Jet Airways set to finalise Rs4,000-cr financing deal: report
12 March 2019
Beleaguered Jet Airways is reported to have reached an agreement with lenders and partner Etihad Airways on a debt resolution plan that would help infuse nearly Rs4,000 crore funds that would boost both equity and working capital of the loss-making carrier.
This includes fresh credit facilities of Rs2,050 crore from state-run Punjab National Bank (PNB) besides Rs750 crore interim financing by Etihad and another Rs750 crore by lenders.
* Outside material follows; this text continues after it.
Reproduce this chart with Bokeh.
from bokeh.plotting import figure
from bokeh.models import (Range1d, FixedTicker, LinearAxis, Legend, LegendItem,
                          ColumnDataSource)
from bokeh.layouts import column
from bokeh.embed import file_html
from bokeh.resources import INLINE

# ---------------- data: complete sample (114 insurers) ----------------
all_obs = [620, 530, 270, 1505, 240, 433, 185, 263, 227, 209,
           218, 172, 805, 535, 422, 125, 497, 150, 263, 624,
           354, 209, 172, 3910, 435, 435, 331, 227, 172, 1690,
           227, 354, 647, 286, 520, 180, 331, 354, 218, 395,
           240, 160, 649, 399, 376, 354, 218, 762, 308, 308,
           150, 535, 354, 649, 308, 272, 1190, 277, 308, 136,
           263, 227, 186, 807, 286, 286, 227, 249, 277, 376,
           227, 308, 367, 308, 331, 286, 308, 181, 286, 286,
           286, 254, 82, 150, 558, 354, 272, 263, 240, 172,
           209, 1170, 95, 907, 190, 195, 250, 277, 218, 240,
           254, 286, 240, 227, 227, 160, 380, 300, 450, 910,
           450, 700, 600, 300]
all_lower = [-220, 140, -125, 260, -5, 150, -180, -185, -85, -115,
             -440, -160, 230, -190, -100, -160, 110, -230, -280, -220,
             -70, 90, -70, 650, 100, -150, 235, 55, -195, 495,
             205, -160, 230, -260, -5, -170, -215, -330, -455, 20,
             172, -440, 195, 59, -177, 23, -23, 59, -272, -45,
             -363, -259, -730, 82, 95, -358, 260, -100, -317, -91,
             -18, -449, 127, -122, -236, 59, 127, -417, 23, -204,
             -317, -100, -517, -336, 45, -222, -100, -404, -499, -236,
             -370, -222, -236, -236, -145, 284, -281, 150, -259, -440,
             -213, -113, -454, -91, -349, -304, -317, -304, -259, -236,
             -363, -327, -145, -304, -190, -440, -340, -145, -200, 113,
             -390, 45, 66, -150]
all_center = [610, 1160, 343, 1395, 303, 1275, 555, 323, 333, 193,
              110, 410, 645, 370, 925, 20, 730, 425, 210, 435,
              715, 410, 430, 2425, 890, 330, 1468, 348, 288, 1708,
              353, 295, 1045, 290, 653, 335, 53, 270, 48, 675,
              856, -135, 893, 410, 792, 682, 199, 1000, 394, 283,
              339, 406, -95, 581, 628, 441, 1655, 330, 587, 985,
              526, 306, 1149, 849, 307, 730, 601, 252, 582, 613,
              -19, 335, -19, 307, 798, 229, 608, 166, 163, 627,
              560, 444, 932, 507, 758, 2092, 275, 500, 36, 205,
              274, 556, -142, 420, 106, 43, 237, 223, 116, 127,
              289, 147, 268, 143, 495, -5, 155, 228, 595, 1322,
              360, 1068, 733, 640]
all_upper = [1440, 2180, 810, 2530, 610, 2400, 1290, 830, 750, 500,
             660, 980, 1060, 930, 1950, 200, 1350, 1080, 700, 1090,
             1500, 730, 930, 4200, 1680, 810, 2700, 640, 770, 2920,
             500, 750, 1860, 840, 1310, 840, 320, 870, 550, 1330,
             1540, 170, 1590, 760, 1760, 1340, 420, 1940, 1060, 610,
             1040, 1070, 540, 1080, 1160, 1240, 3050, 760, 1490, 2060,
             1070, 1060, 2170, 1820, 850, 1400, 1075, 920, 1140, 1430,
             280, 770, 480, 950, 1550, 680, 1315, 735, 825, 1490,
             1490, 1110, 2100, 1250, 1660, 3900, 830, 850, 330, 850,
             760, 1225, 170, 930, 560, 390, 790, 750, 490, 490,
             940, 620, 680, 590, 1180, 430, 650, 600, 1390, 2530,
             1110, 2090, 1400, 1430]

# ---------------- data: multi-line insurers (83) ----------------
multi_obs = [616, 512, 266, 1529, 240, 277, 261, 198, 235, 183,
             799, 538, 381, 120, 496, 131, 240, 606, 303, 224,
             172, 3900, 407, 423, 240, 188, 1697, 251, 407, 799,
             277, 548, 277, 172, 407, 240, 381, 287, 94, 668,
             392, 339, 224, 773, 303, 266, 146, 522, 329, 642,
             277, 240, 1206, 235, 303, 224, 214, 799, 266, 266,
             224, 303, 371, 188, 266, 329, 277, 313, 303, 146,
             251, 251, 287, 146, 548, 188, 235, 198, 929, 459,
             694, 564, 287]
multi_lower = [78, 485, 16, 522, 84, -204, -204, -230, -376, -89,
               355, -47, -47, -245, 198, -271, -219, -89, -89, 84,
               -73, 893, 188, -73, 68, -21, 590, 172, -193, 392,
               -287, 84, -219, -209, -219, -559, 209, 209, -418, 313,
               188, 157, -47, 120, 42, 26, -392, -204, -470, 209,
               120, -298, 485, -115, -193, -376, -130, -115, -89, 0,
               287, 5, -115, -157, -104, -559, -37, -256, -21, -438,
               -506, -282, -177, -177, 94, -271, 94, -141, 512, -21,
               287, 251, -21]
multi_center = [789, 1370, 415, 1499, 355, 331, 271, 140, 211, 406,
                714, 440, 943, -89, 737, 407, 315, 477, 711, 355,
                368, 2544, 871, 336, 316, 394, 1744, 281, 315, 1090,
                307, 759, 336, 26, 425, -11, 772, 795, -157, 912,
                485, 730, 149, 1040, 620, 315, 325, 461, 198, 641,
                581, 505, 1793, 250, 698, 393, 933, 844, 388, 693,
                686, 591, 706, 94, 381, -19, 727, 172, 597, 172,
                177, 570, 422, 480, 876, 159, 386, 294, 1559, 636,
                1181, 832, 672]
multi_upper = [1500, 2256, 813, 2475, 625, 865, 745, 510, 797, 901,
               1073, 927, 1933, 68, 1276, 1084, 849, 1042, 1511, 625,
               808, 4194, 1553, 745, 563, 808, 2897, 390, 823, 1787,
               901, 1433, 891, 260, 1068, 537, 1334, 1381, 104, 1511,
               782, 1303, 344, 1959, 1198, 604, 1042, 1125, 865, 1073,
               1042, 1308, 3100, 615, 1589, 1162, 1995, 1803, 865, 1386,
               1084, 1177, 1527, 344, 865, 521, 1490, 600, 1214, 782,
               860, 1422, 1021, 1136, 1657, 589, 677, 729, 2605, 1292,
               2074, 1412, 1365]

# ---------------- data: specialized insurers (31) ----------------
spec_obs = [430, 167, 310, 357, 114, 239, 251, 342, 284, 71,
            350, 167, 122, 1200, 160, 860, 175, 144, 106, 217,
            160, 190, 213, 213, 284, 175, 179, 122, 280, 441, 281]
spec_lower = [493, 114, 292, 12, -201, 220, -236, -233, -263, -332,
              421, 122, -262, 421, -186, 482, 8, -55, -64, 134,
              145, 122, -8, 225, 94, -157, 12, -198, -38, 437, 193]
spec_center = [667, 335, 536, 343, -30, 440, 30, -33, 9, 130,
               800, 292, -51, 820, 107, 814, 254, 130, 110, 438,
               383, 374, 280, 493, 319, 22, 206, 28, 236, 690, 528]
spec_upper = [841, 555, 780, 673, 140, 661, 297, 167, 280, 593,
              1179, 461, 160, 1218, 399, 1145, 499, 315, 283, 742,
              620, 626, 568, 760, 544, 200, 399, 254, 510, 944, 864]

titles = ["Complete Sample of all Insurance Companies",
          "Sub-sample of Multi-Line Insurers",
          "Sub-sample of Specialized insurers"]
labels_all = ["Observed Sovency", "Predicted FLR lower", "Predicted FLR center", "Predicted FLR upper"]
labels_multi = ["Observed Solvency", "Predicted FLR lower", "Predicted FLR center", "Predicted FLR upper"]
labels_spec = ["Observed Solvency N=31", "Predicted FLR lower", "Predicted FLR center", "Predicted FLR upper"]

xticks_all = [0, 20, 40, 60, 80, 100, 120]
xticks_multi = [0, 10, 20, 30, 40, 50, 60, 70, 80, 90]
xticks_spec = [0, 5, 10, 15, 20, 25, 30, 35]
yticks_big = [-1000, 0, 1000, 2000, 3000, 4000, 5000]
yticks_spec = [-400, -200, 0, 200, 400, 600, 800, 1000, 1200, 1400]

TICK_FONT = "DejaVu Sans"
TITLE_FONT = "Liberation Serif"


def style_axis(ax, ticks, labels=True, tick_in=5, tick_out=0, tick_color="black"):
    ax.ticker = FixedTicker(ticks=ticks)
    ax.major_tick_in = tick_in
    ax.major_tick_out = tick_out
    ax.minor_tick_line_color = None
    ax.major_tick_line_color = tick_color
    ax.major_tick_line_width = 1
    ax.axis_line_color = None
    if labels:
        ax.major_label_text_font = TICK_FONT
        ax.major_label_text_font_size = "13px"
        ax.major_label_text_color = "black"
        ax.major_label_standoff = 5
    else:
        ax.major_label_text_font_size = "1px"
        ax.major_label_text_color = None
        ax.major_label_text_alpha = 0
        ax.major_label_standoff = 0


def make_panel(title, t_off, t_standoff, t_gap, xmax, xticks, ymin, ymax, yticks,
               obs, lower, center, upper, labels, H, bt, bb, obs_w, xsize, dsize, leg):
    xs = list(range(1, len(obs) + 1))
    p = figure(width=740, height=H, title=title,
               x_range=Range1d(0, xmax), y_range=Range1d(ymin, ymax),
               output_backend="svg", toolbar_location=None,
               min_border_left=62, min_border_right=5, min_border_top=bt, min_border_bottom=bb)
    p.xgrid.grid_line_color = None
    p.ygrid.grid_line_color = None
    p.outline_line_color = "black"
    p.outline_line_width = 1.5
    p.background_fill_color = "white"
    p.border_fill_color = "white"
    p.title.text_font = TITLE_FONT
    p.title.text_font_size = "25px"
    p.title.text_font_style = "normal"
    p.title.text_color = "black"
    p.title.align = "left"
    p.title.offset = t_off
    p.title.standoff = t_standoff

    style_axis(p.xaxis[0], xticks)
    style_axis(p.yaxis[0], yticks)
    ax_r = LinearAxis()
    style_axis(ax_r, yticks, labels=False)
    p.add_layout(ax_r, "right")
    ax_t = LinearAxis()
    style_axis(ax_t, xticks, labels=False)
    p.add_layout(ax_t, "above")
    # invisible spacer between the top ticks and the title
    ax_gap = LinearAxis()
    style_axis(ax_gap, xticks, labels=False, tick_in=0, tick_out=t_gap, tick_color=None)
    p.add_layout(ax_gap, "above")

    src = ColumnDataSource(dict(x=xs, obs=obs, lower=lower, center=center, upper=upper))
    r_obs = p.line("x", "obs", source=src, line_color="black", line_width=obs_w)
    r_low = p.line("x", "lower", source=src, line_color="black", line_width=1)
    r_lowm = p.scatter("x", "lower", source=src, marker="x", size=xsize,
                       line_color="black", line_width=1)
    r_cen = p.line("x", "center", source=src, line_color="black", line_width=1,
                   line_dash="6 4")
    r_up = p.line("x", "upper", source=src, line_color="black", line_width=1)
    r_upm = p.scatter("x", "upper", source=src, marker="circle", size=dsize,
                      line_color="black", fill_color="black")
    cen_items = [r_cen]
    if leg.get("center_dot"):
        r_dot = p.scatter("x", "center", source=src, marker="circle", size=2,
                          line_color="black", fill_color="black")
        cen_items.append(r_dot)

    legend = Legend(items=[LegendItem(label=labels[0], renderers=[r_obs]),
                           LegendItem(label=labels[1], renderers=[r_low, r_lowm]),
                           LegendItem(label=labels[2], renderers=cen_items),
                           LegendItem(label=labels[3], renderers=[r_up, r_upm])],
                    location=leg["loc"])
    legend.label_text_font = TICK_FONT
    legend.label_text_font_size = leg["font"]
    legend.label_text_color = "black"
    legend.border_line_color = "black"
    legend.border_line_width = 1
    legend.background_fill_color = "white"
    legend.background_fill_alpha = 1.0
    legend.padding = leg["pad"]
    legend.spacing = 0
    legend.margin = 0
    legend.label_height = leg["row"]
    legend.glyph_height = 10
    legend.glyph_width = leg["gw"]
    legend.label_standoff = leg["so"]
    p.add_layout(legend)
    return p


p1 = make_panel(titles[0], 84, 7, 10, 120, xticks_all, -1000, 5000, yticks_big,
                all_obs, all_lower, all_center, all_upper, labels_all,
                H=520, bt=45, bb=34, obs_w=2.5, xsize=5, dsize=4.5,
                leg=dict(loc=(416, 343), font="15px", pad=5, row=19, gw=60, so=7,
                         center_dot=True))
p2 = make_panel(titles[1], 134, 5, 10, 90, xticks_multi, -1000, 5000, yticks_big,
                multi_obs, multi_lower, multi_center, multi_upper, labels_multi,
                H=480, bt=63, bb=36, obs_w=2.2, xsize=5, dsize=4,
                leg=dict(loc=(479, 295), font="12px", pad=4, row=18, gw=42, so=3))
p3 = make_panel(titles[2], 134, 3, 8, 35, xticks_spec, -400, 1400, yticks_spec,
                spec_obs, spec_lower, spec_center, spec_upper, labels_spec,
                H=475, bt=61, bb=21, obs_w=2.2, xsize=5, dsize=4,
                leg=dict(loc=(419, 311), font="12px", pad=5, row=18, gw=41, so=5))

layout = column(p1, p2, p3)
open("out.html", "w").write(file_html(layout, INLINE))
Mumbai-based Jet Airways has raised foreign currency term loans amounting to Rs1,100 crore besides a non-fund based credit facility of Rs950 crore from PNB, according to loan documents, according to a report in the Mint.
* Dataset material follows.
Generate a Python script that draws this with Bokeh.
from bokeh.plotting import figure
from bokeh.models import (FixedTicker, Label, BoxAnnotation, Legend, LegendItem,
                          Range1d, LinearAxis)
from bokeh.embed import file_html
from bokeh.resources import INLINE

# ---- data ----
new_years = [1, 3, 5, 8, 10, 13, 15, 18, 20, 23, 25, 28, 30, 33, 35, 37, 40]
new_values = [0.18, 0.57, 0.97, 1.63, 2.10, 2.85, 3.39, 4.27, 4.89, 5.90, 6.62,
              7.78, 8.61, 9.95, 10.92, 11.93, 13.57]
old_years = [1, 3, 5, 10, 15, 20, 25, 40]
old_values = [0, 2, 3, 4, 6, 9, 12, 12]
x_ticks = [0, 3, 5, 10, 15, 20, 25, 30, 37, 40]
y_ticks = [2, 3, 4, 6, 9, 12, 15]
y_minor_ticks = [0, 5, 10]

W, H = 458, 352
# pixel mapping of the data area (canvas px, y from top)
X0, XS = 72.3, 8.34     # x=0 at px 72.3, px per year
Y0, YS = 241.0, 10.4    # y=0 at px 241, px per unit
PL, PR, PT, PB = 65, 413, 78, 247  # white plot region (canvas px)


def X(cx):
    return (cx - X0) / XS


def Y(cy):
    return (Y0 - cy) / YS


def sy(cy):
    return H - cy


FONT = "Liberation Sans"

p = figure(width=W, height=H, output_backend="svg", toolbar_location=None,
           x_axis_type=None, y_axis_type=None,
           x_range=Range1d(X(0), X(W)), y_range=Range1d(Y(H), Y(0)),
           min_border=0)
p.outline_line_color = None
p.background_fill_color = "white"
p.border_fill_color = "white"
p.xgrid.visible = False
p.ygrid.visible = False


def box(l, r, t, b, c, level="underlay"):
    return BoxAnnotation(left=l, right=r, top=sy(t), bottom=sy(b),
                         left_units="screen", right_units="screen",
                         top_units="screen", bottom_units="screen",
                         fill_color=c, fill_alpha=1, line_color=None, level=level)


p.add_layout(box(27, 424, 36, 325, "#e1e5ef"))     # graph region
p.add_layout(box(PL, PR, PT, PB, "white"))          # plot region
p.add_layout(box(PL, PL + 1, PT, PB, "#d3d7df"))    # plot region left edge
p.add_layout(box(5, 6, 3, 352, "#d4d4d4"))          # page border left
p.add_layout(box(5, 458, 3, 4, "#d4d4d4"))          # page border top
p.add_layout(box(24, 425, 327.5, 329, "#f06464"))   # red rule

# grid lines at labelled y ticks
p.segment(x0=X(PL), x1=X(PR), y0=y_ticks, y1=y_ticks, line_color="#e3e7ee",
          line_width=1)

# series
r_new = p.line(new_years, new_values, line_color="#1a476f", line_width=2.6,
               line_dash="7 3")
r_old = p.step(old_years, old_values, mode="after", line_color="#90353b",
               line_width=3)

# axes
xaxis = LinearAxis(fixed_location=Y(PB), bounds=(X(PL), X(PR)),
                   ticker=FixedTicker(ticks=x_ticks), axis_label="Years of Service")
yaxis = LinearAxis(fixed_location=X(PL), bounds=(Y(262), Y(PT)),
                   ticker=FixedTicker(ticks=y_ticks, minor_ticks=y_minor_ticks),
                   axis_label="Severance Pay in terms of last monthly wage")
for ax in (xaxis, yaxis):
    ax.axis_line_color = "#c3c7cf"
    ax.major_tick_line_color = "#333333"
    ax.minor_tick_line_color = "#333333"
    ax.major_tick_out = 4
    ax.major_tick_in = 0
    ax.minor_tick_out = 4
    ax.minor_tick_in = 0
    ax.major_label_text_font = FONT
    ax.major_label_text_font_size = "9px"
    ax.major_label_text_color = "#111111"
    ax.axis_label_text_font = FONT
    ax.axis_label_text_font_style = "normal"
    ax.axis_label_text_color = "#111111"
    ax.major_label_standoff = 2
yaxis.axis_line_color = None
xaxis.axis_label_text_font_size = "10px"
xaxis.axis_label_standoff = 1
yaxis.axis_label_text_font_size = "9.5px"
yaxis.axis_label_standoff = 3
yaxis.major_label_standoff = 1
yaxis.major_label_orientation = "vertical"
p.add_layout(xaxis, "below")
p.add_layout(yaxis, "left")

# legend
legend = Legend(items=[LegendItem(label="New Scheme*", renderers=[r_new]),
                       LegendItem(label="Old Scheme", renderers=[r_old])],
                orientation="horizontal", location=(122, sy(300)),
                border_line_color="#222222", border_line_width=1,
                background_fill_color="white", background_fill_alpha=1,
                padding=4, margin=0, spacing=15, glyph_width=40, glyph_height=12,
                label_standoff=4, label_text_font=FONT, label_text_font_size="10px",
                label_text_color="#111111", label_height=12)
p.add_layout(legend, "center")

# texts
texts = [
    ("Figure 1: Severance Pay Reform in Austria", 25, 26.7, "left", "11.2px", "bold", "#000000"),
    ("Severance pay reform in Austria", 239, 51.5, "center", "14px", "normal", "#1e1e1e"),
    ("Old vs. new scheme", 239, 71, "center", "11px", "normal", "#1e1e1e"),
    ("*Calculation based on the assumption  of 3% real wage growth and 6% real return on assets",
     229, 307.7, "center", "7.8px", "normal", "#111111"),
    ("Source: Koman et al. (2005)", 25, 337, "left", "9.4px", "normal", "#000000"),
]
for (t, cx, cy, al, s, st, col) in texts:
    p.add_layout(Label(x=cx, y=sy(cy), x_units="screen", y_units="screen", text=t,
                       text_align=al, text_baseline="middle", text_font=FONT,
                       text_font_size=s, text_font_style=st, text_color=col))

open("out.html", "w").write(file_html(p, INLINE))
Jet Airways said it will use the credit facility for working capital needs.
Jet Airways will pledge a total of 34.9 per cent of equity shares of Jet Privilege Private Limited — the loyalty rewards programme of Jet Airways - against interim financing of Rs750 crore each being extended by lenders and partner Etihad.
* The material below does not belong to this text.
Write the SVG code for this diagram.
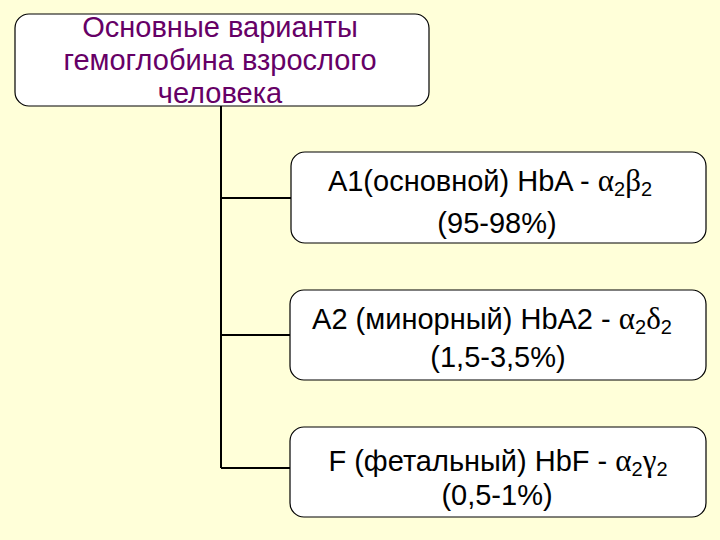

Ministry of Civil Aviation has already approved for the pledging of Jet Airways’ shares in Jet Privilege.
Jet Airways is said to use the PNB loan for paying aircraft rental dues to lessors and salary dues to pilots and employees.
The financing agreement involves a major change in the shareholding pattern of Jet Airways. Promoter group ownership in Jet airways will come down to 17 per cent from 51 per cent.
Etihad will infuse equity between Rs1,600 crore and Rs1,900 crore to retain 24.9 per cent stake in the airline. The Gulf carrier will also get two board seats. Lenders will convert debt into equity and infuse fresh equity of Rs1,000 crore. This will give them 29.5 per cent stake in Jet.
A new investor will be roped in to hold the balance stake in the company.
Jet Airways currently owes Rs450 crore to Naresh Goyal, which will be converted to equity. In addition, the promoter group has infused Rs250 crore. Goyal will be made Chairman Emeritus with no say in the day-to-day running of the airline.
Goyal will get to nominate two directors on the board of the company but has to agree on a non-compete clause for a three-year period. The promoter stake has been capped at 22 per cent. However, Goyal in a letter to Etihad CEO has asked for a relaxation on this clause by dropping the ‘perpetuity’ clause on the ownership cap.
Naresh Goyal’s son, his nominee, will be offered an executive position subject to evaluation and recommendation by the professional third party executive assessment agency.
As of 31 December, Jet Airways had total outstanding dues, including loans and other payables, of Rs9,610.16 crore. The firm said it incurred a total loss of Rs3,208.23 crore in the nine months through December, with negative net worth of Rs10,370.24 crore.
“These conditions, together with four successive quarters of losses due to high fuel prices and fluctuating currency rates, coupled with tight liquidity conditions, pose a serious challenge to the company, indicating the existence of material uncertainty that may cast significant doubt on the company’s ability to continue as a going concern," the auditors of Jet Airways said in a note accompanying the company’s financial statement.
Ratings agency Icra Ltd downgraded Jet Airways’ credit ratings in September, October, December 2018 and January 2019.